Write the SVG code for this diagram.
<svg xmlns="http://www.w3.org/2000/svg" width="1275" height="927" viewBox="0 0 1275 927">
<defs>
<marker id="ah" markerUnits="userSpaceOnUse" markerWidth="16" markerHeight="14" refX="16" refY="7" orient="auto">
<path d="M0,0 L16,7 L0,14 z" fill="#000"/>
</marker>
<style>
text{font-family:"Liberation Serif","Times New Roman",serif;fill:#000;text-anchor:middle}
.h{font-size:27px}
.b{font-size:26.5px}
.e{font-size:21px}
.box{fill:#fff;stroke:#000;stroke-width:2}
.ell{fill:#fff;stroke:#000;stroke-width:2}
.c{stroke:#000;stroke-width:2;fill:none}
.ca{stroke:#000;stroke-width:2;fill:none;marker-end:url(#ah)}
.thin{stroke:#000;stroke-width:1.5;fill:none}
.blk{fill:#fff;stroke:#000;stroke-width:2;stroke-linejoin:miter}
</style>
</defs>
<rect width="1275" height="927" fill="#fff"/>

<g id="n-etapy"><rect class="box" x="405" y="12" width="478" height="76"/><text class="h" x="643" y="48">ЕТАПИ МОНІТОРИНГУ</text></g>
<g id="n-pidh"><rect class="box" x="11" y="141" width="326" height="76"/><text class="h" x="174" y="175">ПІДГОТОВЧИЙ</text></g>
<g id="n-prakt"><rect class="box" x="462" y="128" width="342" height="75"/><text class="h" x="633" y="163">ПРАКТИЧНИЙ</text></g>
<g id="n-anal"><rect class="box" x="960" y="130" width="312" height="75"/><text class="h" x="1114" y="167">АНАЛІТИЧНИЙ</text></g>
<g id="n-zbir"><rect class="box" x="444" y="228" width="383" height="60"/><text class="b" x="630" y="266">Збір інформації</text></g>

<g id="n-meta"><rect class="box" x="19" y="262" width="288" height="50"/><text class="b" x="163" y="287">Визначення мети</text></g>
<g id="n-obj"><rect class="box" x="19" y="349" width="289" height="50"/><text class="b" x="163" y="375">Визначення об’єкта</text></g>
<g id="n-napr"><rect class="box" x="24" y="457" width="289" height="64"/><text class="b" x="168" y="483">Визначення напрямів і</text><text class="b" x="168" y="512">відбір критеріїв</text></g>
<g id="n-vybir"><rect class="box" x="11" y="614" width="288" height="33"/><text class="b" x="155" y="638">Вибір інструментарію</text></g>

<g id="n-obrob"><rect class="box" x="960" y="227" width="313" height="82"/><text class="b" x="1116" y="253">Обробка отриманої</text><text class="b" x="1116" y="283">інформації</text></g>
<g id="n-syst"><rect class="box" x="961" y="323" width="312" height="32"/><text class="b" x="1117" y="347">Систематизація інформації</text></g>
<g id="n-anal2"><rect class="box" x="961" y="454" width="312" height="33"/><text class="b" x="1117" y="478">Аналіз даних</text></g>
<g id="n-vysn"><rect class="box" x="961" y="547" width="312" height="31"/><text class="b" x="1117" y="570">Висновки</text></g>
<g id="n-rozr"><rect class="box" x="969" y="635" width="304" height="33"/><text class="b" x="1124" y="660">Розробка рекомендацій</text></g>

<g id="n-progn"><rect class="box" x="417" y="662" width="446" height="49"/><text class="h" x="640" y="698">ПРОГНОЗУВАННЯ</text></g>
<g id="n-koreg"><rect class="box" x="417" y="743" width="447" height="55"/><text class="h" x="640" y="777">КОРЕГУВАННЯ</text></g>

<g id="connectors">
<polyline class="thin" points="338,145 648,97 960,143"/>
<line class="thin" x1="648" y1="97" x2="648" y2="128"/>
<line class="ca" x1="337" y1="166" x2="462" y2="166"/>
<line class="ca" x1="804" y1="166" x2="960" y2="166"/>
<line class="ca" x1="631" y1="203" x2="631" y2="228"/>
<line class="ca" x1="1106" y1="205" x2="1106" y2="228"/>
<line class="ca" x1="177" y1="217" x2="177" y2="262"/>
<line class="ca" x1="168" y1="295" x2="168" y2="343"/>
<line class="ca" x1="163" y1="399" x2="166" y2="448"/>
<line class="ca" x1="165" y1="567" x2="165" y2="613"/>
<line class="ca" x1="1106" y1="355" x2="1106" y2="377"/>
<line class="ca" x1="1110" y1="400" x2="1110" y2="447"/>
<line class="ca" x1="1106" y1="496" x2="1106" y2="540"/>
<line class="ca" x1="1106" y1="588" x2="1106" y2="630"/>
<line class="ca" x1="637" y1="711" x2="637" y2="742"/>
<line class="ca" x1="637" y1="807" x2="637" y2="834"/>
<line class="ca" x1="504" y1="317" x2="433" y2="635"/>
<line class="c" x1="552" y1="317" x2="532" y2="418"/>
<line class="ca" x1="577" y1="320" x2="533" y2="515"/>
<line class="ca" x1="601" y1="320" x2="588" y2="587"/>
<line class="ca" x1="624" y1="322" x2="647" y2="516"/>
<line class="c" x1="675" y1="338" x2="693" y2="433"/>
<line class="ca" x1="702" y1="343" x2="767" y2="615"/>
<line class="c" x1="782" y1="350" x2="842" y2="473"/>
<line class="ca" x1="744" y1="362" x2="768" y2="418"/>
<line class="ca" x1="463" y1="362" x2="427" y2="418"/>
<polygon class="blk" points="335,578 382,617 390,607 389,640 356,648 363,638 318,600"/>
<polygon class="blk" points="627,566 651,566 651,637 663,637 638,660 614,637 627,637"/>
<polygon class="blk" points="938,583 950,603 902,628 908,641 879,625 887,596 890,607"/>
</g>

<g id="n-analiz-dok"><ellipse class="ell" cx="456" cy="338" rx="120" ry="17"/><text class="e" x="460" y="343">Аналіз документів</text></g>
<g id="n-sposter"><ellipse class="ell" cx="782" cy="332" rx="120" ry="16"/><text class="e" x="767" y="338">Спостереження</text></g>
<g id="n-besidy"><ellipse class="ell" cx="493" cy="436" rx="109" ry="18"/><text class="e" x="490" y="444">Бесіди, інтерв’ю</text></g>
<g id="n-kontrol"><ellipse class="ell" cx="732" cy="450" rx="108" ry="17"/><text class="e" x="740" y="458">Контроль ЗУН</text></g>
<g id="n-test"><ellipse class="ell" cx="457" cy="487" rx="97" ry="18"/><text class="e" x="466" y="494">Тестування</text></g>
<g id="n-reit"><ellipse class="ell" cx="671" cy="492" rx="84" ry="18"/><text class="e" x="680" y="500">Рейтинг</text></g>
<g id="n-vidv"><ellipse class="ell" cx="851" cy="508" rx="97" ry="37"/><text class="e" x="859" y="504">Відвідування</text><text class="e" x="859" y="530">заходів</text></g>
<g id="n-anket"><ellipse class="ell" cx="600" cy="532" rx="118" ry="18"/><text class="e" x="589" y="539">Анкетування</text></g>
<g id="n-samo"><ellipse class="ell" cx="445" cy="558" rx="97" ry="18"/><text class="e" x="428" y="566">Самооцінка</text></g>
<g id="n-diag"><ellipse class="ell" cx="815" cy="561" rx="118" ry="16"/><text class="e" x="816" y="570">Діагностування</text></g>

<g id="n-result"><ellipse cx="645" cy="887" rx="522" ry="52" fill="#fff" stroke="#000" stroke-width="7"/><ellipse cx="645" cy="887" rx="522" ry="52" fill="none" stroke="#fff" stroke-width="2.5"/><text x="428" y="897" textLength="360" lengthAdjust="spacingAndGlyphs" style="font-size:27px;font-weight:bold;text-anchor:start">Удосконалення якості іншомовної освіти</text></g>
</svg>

------------------------

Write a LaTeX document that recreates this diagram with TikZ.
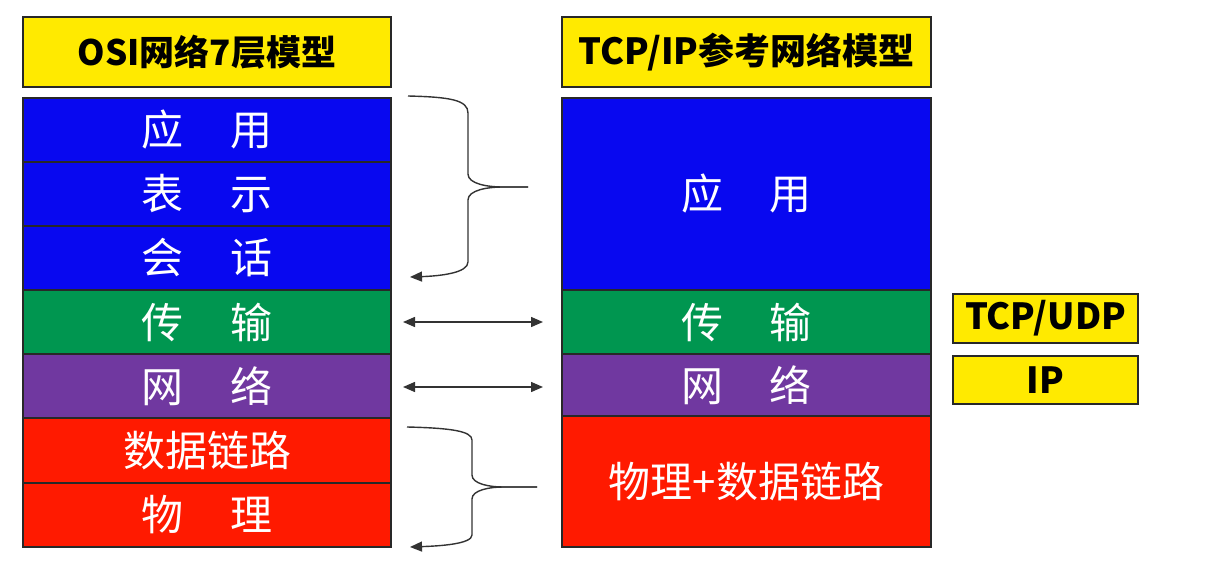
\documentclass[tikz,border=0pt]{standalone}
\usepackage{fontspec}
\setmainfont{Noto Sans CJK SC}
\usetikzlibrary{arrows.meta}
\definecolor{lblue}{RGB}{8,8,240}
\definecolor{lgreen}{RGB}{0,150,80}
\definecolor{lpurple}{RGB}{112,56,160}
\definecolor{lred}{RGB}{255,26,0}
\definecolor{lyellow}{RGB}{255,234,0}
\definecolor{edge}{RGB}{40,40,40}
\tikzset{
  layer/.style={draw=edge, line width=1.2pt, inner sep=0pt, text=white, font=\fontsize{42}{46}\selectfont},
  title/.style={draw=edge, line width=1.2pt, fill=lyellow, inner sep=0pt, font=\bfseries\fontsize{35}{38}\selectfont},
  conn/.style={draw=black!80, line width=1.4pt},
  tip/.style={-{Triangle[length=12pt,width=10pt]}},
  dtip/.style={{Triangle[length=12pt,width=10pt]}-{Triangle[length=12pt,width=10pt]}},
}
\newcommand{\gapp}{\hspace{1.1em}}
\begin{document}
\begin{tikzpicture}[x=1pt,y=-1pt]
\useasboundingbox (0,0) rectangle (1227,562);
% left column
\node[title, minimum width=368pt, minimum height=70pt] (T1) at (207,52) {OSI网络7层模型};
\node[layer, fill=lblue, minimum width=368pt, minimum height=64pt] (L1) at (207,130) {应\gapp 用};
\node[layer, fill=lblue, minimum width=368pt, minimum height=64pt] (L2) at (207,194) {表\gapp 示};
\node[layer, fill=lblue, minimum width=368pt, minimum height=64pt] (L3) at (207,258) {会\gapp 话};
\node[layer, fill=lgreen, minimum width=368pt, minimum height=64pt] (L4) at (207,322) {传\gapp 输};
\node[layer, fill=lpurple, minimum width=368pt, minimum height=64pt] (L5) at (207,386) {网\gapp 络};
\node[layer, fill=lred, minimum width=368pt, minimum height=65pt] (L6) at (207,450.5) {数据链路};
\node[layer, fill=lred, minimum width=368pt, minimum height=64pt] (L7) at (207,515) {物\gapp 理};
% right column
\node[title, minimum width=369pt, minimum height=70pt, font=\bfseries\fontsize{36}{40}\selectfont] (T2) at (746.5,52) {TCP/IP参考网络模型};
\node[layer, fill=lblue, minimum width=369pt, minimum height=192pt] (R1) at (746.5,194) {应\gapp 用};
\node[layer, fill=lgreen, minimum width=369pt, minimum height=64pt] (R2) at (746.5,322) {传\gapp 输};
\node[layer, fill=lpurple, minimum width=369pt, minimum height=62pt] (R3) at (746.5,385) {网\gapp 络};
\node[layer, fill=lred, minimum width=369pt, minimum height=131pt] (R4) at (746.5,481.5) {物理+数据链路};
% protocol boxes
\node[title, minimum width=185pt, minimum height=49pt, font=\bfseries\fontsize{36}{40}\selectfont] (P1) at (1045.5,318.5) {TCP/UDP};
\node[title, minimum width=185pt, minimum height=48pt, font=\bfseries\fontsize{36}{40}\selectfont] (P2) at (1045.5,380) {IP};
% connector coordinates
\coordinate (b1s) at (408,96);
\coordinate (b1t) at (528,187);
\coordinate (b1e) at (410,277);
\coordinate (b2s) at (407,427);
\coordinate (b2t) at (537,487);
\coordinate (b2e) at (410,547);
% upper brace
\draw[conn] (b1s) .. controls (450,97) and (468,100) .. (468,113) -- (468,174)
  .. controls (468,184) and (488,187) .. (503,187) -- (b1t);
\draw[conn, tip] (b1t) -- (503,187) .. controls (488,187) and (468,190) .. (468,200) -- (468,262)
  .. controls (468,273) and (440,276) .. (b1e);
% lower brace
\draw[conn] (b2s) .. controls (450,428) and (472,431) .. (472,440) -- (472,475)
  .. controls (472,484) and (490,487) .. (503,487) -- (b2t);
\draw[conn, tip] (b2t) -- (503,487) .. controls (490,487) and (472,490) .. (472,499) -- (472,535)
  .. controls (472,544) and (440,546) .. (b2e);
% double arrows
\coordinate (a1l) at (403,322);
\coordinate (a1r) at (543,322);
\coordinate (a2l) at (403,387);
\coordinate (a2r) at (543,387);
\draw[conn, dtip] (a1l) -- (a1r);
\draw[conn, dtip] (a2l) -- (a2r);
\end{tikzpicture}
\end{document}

------------------------

* _Given request_: Go through the material above and copy each line that has the word "this".

* _Completed exercise_:
Write the SVG code for this diagram.
Write a LaTeX document that recreates this diagram with TikZ.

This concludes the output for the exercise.